--- The problem ---
Without the pictures, write out all the lines below exactly as they appear.
━━━━━ Given material ━━━━━
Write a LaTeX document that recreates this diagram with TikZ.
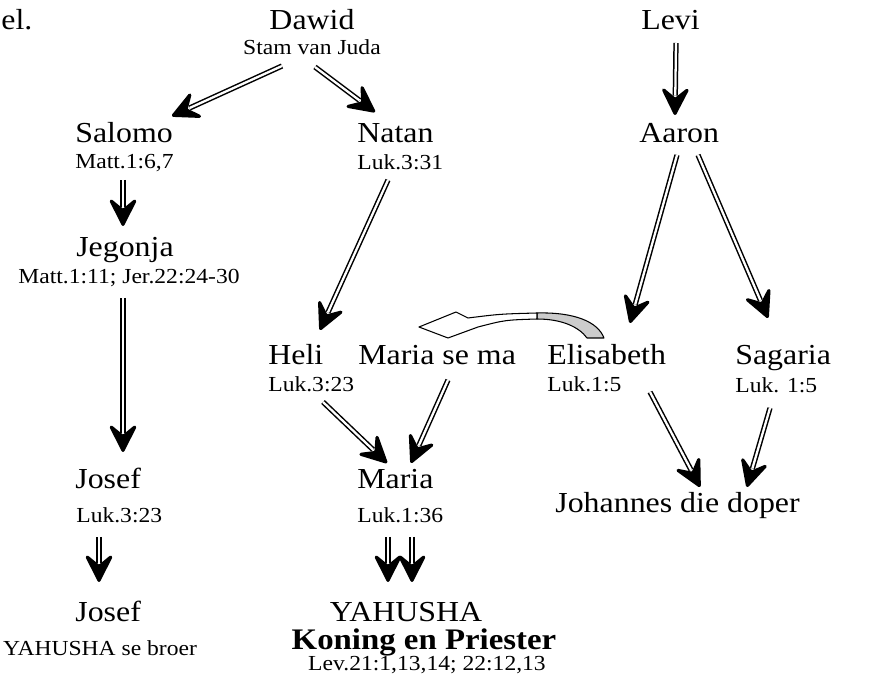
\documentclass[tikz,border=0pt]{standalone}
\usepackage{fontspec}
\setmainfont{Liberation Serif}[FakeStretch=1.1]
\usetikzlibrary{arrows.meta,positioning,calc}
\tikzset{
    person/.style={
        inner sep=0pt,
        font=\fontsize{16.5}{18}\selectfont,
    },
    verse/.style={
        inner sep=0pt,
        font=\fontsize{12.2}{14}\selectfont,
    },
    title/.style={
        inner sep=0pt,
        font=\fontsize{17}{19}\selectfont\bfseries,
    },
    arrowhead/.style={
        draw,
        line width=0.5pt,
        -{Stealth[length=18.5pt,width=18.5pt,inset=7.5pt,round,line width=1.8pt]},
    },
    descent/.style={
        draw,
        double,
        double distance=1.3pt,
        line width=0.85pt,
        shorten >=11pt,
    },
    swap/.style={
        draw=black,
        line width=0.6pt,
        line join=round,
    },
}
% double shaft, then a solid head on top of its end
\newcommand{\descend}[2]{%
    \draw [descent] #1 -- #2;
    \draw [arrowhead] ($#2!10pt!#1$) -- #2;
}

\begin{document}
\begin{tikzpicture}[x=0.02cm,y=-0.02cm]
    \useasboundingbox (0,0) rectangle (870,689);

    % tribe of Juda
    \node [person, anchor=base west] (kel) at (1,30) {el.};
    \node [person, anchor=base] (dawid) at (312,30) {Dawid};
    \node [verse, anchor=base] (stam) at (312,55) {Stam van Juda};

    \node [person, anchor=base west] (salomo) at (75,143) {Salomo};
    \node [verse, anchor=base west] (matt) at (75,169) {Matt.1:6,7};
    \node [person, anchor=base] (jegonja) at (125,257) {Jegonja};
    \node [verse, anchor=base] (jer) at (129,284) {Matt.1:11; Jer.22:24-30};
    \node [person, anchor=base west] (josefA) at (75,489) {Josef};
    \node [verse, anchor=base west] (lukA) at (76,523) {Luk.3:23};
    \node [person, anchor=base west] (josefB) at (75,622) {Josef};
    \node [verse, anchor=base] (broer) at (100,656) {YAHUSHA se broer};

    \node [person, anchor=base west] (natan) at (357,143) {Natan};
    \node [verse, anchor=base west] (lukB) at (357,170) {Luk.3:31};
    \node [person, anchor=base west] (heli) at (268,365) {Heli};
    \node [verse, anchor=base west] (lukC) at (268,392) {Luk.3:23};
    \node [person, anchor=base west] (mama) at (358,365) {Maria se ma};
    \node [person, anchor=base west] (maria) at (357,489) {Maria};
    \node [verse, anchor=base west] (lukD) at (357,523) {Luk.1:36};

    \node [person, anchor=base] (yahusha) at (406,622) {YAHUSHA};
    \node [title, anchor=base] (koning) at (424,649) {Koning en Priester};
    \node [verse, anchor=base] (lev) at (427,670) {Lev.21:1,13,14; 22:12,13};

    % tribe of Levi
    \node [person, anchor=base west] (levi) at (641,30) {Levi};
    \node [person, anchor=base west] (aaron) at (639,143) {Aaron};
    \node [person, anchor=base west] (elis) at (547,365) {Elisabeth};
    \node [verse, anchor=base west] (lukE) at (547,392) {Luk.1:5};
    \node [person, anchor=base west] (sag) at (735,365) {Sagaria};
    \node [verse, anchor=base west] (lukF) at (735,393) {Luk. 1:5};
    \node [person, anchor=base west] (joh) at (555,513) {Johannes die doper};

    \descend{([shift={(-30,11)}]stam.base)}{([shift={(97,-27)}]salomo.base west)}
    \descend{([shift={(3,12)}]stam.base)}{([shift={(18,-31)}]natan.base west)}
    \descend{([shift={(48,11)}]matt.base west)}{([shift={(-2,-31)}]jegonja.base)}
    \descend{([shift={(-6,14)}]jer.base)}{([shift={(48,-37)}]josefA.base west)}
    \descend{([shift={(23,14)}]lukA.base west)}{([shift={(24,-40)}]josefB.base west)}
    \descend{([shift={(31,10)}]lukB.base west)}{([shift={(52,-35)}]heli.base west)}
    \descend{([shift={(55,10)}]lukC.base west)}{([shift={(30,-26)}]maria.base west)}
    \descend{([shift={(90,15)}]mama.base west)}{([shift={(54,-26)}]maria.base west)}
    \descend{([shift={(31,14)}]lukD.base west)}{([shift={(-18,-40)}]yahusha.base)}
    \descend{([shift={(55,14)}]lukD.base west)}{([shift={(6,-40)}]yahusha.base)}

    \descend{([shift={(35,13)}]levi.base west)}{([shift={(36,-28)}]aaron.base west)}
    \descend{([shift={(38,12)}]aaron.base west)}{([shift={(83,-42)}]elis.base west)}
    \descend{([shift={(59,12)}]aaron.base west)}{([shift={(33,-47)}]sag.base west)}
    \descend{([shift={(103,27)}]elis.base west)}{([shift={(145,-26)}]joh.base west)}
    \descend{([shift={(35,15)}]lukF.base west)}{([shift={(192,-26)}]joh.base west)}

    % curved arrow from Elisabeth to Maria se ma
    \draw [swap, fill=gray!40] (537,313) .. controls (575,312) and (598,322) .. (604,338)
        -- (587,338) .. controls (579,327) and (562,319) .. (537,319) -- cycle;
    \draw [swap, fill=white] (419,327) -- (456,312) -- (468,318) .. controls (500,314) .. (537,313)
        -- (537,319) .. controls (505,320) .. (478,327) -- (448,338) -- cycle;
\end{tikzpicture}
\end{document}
━━━━━
--- Task result ---
Write a LaTeX document that recreates this diagram with TikZ.
\documentclass[tikz,border=0pt]{standalone}
\usepackage{fontspec}
\setmainfont{Liberation Serif}[FakeStretch=1.1]
\usetikzlibrary{arrows.meta,positioning,calc}
\tikzset{
    person/.style={
        inner sep=0pt,
        font=\fontsize{16.5}{18}\selectfont,
    },
    verse/.style={
        inner sep=0pt,
        font=\fontsize{12.2}{14}\selectfont,
    },
    title/.style={
        inner sep=0pt,
        font=\fontsize{17}{19}\selectfont\bfseries,
    },
    arrowhead/.style={
        draw,
        line width=0.5pt,
        -{Stealth[length=18.5pt,width=18.5pt,inset=7.5pt,round,line width=1.8pt]},
    },
    descent/.style={
        draw,
        double,
        double distance=1.3pt,
        line width=0.85pt,
        shorten >=11pt,
    },
    swap/.style={
        draw=black,
        line width=0.6pt,
        line join=round,
    },
}
% double shaft, then a solid head on top of its end
\newcommand{\descend}[2]{%
    \draw [descent] #1 -- #2;
    \draw [arrowhead] ($#2!10pt!#1$) -- #2;
}

\begin{document}
\begin{tikzpicture}[x=0.02cm,y=-0.02cm]
    \useasboundingbox (0,0) rectangle (870,689);

    % tribe of Juda
    \node [person, anchor=base west] (kel) at (1,30) {el.};
    \node [person, anchor=base] (dawid) at (312,30) {Dawid};
    \node [verse, anchor=base] (stam) at (312,55) {Stam van Juda};

    \node [person, anchor=base west] (salomo) at (75,143) {Salomo};
    \node [verse, anchor=base west] (matt) at (75,169) {Matt.1:6,7};
    \node [person, anchor=base] (jegonja) at (125,257) {Jegonja};
    \node [verse, anchor=base] (jer) at (129,284) {Matt.1:11; Jer.22:24-30};
    \node [person, anchor=base west] (josefA) at (75,489) {Josef};
    \node [verse, anchor=base west] (lukA) at (76,523) {Luk.3:23};
    \node [person, anchor=base west] (josefB) at (75,622) {Josef};
    \node [verse, anchor=base] (broer) at (100,656) {YAHUSHA se broer};

    \node [person, anchor=base west] (natan) at (357,143) {Natan};
    \node [verse, anchor=base west] (lukB) at (357,170) {Luk.3:31};
    \node [person, anchor=base west] (heli) at (268,365) {Heli};
    \node [verse, anchor=base west] (lukC) at (268,392) {Luk.3:23};
    \node [person, anchor=base west] (mama) at (358,365) {Maria se ma};
    \node [person, anchor=base west] (maria) at (357,489) {Maria};
    \node [verse, anchor=base west] (lukD) at (357,523) {Luk.1:36};

    \node [person, anchor=base] (yahusha) at (406,622) {YAHUSHA};
    \node [title, anchor=base] (koning) at (424,649) {Koning en Priester};
    \node [verse, anchor=base] (lev) at (427,670) {Lev.21:1,13,14; 22:12,13};

    % tribe of Levi
    \node [person, anchor=base west] (levi) at (641,30) {Levi};
    \node [person, anchor=base west] (aaron) at (639,143) {Aaron};
    \node [person, anchor=base west] (elis) at (547,365) {Elisabeth};
    \node [verse, anchor=base west] (lukE) at (547,392) {Luk.1:5};
    \node [person, anchor=base west] (sag) at (735,365) {Sagaria};
    \node [verse, anchor=base west] (lukF) at (735,393) {Luk. 1:5};
    \node [person, anchor=base west] (joh) at (555,513) {Johannes die doper};

    \descend{([shift={(-30,11)}]stam.base)}{([shift={(97,-27)}]salomo.base west)}
    \descend{([shift={(3,12)}]stam.base)}{([shift={(18,-31)}]natan.base west)}
    \descend{([shift={(48,11)}]matt.base west)}{([shift={(-2,-31)}]jegonja.base)}
    \descend{([shift={(-6,14)}]jer.base)}{([shift={(48,-37)}]josefA.base west)}
    \descend{([shift={(23,14)}]lukA.base west)}{([shift={(24,-40)}]josefB.base west)}
    \descend{([shift={(31,10)}]lukB.base west)}{([shift={(52,-35)}]heli.base west)}
    \descend{([shift={(55,10)}]lukC.base west)}{([shift={(30,-26)}]maria.base west)}
    \descend{([shift={(90,15)}]mama.base west)}{([shift={(54,-26)}]maria.base west)}
    \descend{([shift={(31,14)}]lukD.base west)}{([shift={(-18,-40)}]yahusha.base)}
    \descend{([shift={(55,14)}]lukD.base west)}{([shift={(6,-40)}]yahusha.base)}

    \descend{([shift={(35,13)}]levi.base west)}{([shift={(36,-28)}]aaron.base west)}
    \descend{([shift={(38,12)}]aaron.base west)}{([shift={(83,-42)}]elis.base west)}
    \descend{([shift={(59,12)}]aaron.base west)}{([shift={(33,-47)}]sag.base west)}
    \descend{([shift={(103,27)}]elis.base west)}{([shift={(145,-26)}]joh.base west)}
    \descend{([shift={(35,15)}]lukF.base west)}{([shift={(192,-26)}]joh.base west)}

    % curved arrow from Elisabeth to Maria se ma
    \draw [swap, fill=gray!40] (537,313) .. controls (575,312) and (598,322) .. (604,338)
        -- (587,338) .. controls (579,327) and (562,319) .. (537,319) -- cycle;
    \draw [swap, fill=white] (419,327) -- (456,312) -- (468,318) .. controls (500,314) .. (537,313)
        -- (537,319) .. controls (505,320) .. (478,327) -- (448,338) -- cycle;
\end{tikzpicture}
\end{document}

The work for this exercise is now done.